Problem to solve:
All lines from the beginning of the listing through the line with "Arial, Helvetica, sans-serif';" are to be copied word for word; the pictures are not.

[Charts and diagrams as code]
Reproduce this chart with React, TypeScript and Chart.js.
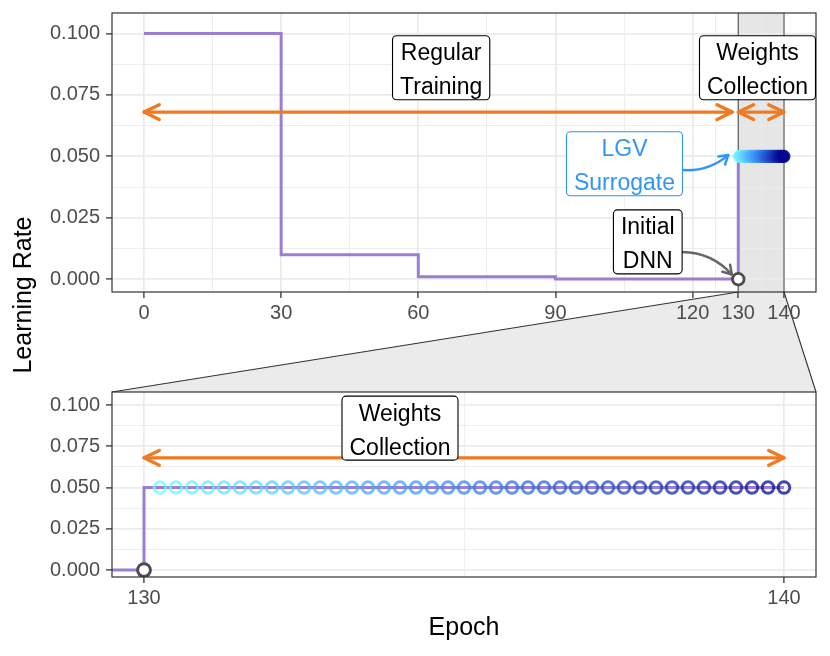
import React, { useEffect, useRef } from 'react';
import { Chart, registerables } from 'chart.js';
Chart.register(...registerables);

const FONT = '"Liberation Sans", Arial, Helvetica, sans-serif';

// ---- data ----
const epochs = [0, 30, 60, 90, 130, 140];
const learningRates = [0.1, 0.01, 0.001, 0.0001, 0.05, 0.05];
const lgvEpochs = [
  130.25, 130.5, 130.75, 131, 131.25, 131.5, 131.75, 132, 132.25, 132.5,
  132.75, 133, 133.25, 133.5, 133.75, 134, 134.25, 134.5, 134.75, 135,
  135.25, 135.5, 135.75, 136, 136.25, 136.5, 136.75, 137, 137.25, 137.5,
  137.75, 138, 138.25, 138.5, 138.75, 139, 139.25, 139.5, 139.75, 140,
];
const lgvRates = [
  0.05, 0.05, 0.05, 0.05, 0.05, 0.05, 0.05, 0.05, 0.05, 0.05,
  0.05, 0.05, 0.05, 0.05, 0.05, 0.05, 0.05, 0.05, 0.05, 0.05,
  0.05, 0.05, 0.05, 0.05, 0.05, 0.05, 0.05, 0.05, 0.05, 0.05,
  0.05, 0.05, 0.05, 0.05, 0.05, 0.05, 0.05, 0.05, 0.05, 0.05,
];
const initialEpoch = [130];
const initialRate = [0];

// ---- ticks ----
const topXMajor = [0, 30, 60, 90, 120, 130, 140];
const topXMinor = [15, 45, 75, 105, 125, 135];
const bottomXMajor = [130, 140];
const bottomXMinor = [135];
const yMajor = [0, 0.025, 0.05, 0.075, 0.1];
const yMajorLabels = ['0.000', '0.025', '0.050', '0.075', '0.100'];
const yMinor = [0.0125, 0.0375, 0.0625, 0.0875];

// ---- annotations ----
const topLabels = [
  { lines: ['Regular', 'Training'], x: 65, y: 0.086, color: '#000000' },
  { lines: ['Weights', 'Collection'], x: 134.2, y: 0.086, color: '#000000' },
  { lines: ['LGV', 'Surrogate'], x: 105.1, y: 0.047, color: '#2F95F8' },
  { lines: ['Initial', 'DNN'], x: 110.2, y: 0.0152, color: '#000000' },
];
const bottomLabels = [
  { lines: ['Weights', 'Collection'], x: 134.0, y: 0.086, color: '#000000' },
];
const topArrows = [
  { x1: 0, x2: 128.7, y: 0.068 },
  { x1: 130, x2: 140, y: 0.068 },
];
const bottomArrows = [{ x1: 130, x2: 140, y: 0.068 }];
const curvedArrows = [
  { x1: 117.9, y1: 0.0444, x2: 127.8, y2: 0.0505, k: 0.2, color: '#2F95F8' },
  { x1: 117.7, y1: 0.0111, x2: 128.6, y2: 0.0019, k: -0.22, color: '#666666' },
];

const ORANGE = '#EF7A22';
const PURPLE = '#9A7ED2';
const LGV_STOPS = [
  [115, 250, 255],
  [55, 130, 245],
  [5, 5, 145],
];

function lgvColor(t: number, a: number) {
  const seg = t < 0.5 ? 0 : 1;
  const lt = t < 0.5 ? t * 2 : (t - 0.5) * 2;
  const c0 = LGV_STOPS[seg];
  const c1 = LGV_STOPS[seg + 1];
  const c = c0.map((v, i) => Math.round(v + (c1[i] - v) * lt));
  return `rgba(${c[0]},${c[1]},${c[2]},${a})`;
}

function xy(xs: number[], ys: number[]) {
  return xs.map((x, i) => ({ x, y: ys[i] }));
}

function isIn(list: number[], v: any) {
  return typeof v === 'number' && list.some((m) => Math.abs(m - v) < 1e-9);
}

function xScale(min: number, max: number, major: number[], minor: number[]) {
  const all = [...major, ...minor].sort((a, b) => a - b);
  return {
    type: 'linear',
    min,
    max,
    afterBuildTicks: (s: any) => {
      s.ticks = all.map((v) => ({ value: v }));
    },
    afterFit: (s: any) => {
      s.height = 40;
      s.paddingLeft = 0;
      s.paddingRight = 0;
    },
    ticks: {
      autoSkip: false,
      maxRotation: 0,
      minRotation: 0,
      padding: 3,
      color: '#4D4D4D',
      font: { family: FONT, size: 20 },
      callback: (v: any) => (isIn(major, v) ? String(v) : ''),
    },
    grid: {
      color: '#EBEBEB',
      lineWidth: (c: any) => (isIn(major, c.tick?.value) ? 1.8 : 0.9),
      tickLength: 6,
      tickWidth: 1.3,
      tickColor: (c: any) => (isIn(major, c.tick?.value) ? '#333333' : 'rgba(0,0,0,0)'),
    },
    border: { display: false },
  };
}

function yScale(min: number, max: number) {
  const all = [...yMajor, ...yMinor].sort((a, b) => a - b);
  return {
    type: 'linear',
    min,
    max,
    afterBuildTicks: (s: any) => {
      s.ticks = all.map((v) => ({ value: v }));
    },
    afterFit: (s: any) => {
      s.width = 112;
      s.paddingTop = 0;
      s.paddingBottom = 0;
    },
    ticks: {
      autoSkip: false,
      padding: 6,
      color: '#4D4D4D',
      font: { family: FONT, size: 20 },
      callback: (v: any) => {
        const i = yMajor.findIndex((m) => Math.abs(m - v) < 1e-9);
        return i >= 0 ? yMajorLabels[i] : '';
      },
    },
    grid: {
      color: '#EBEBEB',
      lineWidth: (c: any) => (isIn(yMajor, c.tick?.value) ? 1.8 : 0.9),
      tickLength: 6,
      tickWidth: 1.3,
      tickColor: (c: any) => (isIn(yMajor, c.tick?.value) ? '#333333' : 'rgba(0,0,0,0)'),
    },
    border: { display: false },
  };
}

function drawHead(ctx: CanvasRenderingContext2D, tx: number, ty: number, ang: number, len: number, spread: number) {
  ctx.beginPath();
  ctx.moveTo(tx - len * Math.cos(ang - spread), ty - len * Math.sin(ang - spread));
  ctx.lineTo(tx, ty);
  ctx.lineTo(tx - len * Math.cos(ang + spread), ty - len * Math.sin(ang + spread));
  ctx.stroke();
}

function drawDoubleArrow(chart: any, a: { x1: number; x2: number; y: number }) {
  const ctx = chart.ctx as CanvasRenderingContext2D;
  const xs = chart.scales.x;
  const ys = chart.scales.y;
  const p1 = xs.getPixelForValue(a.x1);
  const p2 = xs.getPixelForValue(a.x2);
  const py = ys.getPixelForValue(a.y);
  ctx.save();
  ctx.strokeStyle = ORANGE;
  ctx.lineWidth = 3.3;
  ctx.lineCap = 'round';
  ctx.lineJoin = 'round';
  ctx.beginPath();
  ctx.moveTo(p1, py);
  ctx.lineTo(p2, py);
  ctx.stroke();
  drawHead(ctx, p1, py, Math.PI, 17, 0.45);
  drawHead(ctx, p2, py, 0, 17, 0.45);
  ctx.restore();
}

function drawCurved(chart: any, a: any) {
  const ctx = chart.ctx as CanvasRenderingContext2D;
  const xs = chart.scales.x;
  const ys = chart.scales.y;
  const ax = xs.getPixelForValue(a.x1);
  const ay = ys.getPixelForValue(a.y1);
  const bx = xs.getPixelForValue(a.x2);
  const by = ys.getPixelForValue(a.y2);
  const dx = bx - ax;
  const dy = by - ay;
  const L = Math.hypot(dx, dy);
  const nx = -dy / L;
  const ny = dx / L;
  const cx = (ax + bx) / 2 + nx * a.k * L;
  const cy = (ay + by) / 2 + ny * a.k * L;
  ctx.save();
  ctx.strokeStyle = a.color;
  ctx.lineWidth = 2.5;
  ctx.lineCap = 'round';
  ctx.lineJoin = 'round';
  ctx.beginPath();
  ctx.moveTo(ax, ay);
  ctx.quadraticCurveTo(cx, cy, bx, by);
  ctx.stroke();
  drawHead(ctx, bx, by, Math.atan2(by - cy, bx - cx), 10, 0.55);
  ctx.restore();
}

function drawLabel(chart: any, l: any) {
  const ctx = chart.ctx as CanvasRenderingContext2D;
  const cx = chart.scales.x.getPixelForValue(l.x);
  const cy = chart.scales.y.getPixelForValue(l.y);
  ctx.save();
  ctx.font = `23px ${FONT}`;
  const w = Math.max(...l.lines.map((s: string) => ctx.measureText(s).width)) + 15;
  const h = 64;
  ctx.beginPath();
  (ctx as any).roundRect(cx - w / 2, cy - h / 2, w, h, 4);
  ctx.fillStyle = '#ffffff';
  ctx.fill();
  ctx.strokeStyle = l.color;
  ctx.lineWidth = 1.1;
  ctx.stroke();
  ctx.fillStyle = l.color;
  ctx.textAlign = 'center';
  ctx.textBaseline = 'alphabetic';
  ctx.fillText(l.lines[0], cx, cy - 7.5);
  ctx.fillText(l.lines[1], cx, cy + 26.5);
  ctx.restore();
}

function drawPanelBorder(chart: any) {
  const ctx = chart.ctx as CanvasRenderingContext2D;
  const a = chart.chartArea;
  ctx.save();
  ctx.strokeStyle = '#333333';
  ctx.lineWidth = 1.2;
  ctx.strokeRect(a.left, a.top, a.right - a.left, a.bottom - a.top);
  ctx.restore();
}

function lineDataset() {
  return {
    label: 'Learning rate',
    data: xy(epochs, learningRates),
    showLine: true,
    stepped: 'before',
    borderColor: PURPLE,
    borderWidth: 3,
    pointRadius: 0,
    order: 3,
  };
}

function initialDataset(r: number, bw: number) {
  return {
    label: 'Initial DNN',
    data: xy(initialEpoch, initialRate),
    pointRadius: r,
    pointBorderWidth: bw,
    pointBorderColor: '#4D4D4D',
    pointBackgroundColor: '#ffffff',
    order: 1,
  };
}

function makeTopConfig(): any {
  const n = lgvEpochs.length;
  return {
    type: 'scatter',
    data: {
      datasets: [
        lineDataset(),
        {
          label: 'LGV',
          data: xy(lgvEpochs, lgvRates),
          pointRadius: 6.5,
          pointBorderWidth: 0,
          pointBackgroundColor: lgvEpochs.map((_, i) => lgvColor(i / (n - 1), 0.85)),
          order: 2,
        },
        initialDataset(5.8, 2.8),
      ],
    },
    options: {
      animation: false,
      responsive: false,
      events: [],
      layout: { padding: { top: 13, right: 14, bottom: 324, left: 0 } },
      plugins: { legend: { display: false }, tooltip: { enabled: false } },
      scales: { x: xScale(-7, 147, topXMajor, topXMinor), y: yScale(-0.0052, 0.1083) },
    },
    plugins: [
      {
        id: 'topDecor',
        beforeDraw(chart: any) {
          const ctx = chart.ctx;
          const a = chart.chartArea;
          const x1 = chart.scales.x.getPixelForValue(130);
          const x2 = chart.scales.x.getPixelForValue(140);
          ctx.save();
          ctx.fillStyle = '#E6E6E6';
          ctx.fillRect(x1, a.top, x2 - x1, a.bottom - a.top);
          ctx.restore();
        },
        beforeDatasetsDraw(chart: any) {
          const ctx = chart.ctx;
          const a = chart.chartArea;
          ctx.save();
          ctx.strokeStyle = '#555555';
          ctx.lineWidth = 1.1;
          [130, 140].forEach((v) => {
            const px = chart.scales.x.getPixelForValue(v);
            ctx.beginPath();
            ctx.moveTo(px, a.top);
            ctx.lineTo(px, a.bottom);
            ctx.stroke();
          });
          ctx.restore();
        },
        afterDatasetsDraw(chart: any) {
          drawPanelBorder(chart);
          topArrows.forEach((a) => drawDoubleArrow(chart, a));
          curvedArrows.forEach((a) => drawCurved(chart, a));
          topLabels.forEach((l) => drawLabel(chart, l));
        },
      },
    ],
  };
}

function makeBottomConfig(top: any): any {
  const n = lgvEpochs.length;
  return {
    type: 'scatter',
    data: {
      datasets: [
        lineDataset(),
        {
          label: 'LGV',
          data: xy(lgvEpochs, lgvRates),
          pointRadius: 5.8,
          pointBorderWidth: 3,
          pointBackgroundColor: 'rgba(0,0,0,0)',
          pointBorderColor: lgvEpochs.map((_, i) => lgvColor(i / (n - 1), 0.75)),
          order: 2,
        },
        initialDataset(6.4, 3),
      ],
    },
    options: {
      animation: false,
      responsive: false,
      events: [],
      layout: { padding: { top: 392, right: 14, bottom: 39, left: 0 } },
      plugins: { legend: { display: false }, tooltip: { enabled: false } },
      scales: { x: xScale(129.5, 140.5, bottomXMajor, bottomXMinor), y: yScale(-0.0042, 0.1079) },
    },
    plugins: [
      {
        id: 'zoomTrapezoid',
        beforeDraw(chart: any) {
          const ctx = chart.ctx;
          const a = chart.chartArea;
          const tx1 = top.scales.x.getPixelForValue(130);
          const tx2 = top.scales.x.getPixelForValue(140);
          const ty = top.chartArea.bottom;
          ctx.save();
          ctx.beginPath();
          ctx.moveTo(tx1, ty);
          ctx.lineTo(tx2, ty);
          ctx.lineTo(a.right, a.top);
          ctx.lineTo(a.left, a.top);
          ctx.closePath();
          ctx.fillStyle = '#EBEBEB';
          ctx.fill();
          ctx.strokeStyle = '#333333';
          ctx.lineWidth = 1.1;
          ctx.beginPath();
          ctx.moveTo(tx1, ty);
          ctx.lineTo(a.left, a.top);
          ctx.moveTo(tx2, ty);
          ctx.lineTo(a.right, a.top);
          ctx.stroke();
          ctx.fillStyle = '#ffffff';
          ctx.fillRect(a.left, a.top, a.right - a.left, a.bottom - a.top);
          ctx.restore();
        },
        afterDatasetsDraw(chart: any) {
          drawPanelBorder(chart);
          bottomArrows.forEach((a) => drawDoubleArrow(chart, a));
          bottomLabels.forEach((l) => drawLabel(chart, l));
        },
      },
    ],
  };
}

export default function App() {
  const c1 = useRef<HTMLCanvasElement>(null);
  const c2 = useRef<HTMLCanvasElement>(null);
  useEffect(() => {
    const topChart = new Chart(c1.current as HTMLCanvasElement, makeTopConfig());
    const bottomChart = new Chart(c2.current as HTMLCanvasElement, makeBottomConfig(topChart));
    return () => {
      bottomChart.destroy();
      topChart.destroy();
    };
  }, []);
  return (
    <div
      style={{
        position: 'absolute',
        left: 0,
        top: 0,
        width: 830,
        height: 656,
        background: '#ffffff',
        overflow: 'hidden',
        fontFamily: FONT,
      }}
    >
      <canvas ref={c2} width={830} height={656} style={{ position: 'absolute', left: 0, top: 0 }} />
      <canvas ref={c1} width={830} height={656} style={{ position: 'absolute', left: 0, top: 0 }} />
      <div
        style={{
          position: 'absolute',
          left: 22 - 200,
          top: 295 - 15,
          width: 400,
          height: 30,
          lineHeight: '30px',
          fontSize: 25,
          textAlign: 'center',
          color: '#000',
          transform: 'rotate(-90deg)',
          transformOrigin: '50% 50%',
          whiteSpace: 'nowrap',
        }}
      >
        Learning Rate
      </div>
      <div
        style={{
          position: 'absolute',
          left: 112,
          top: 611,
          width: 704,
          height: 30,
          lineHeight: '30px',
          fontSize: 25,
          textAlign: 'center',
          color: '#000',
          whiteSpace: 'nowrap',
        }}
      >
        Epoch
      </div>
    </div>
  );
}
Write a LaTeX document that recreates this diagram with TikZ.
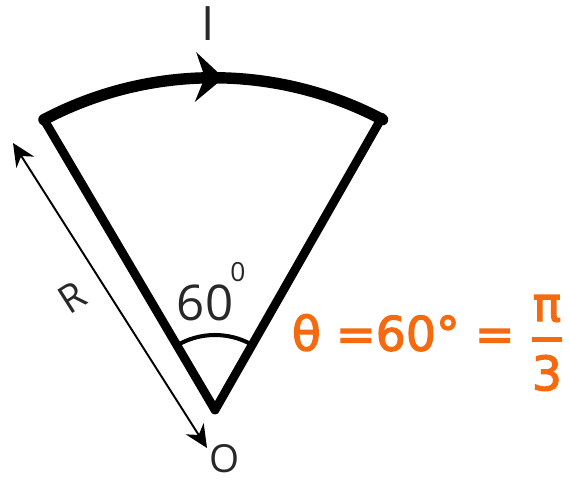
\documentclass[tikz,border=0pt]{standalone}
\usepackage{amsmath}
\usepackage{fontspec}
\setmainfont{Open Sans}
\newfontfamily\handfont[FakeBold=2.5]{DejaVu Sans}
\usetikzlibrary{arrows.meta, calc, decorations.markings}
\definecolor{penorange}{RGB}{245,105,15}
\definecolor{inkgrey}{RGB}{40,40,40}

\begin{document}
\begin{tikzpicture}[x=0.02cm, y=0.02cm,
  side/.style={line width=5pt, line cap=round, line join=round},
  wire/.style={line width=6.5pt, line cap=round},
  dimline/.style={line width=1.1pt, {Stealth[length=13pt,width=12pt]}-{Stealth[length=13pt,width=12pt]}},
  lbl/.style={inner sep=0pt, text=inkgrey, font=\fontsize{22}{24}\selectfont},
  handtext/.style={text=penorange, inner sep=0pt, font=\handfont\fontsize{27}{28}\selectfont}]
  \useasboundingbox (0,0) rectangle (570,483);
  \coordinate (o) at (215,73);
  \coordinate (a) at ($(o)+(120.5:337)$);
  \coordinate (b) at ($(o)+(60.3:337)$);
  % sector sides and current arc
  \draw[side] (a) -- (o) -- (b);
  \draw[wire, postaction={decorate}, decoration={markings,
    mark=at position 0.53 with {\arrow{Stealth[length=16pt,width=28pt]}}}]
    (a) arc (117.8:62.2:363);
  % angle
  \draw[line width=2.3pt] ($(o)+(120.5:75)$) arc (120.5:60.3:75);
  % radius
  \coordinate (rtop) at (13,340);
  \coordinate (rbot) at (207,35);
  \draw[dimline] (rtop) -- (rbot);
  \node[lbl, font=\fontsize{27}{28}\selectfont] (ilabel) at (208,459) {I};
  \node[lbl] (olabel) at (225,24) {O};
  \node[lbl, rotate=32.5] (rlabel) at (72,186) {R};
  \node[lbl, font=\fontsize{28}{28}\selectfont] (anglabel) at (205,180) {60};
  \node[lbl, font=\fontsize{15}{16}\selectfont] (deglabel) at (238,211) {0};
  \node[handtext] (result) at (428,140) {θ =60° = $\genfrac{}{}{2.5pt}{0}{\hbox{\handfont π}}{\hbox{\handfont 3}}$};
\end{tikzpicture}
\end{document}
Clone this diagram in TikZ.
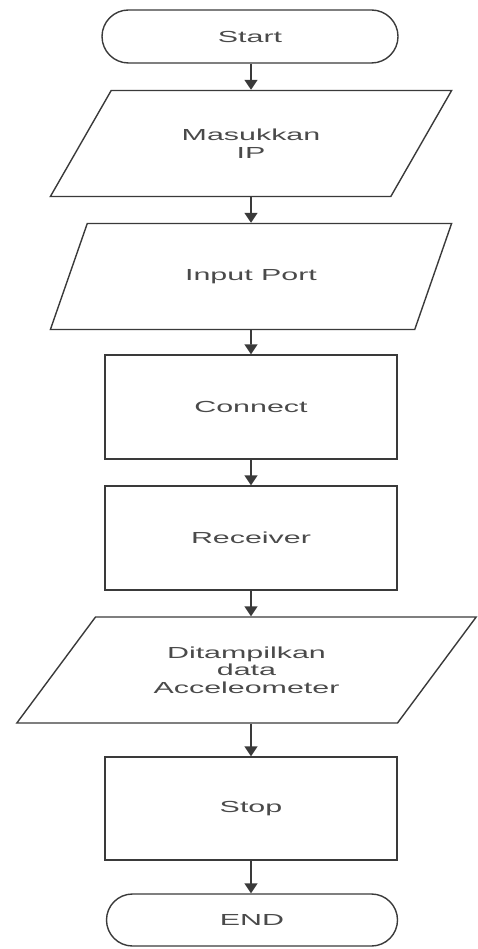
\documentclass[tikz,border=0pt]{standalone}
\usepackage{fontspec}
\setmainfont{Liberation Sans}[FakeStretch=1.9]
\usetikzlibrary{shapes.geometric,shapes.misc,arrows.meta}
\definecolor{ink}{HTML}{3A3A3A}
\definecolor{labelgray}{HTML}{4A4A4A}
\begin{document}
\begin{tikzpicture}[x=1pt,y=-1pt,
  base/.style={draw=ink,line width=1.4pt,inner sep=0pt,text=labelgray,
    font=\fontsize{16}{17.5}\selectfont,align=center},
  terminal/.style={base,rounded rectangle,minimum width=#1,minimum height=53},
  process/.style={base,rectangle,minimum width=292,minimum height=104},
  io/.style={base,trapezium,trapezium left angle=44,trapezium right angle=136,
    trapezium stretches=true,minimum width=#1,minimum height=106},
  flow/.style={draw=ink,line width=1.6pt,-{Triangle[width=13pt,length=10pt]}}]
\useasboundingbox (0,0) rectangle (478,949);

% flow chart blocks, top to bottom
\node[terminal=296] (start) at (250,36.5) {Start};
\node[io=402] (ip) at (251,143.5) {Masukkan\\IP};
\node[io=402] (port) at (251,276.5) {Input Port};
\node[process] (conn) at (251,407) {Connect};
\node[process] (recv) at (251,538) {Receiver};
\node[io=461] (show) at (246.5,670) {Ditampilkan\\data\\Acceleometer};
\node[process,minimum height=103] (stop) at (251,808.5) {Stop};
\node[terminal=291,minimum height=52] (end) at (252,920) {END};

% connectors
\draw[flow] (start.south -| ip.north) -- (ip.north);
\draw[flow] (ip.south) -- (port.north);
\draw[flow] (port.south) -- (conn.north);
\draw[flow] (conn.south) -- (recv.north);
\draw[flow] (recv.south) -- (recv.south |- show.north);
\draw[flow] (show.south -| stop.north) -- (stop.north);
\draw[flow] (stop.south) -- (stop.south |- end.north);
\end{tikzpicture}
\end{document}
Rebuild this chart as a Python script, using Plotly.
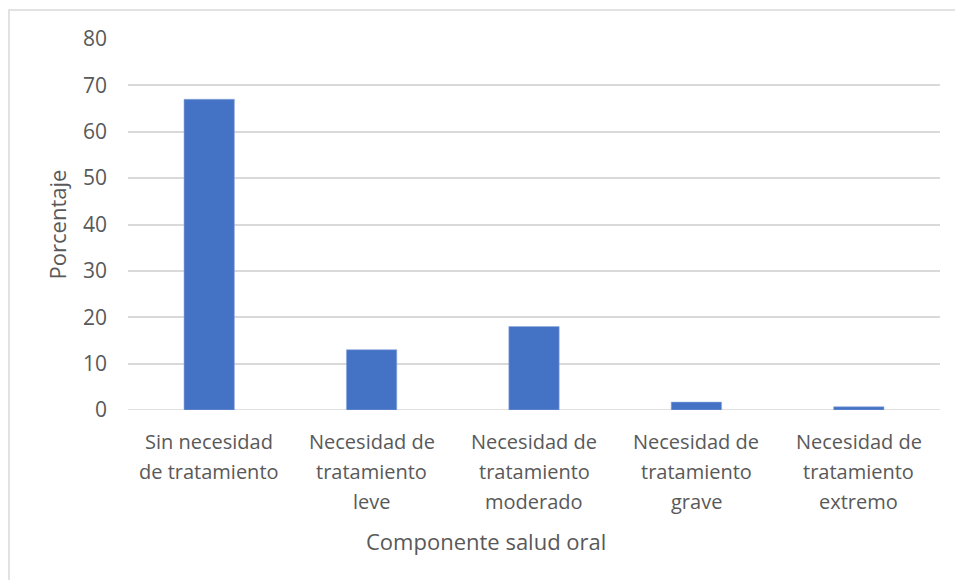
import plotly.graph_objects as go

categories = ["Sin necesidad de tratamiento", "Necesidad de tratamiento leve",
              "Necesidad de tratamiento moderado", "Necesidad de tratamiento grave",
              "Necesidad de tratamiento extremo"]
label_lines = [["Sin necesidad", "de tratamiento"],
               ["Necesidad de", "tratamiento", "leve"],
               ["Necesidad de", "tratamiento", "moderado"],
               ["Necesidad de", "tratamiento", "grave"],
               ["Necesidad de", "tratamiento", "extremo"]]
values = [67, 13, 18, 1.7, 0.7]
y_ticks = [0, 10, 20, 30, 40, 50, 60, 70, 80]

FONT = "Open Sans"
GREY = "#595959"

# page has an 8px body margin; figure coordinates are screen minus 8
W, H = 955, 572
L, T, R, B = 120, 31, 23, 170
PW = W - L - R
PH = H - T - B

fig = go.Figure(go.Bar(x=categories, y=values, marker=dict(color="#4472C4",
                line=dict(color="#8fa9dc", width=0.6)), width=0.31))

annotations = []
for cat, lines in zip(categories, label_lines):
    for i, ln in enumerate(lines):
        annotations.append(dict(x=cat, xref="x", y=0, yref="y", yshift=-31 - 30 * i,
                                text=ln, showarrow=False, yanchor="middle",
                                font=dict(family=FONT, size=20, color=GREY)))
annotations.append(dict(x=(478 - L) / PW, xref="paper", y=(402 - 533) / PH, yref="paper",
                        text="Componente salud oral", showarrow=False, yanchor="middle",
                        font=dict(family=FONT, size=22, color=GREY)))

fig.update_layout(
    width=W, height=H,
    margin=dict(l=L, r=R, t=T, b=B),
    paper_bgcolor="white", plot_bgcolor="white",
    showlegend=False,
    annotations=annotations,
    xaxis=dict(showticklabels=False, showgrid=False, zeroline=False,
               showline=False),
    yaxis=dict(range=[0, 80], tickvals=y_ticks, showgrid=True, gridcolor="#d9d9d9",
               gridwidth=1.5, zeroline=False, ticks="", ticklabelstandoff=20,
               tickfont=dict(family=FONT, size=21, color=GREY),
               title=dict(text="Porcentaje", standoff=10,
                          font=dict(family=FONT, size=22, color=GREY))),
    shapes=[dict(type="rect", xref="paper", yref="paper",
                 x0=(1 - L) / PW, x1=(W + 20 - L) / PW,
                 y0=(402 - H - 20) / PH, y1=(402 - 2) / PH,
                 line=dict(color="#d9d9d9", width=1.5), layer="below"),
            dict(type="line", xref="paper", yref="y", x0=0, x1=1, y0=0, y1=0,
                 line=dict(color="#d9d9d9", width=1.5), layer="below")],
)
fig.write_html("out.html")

Result of the exercise:
Reproduce this chart with React, TypeScript and Chart.js.
import React, { useEffect, useRef } from 'react';
import { Chart, registerables } from 'chart.js';
Chart.register(...registerables);

const FONT = '"Liberation Sans", Arial, Helvetica, sans-serif';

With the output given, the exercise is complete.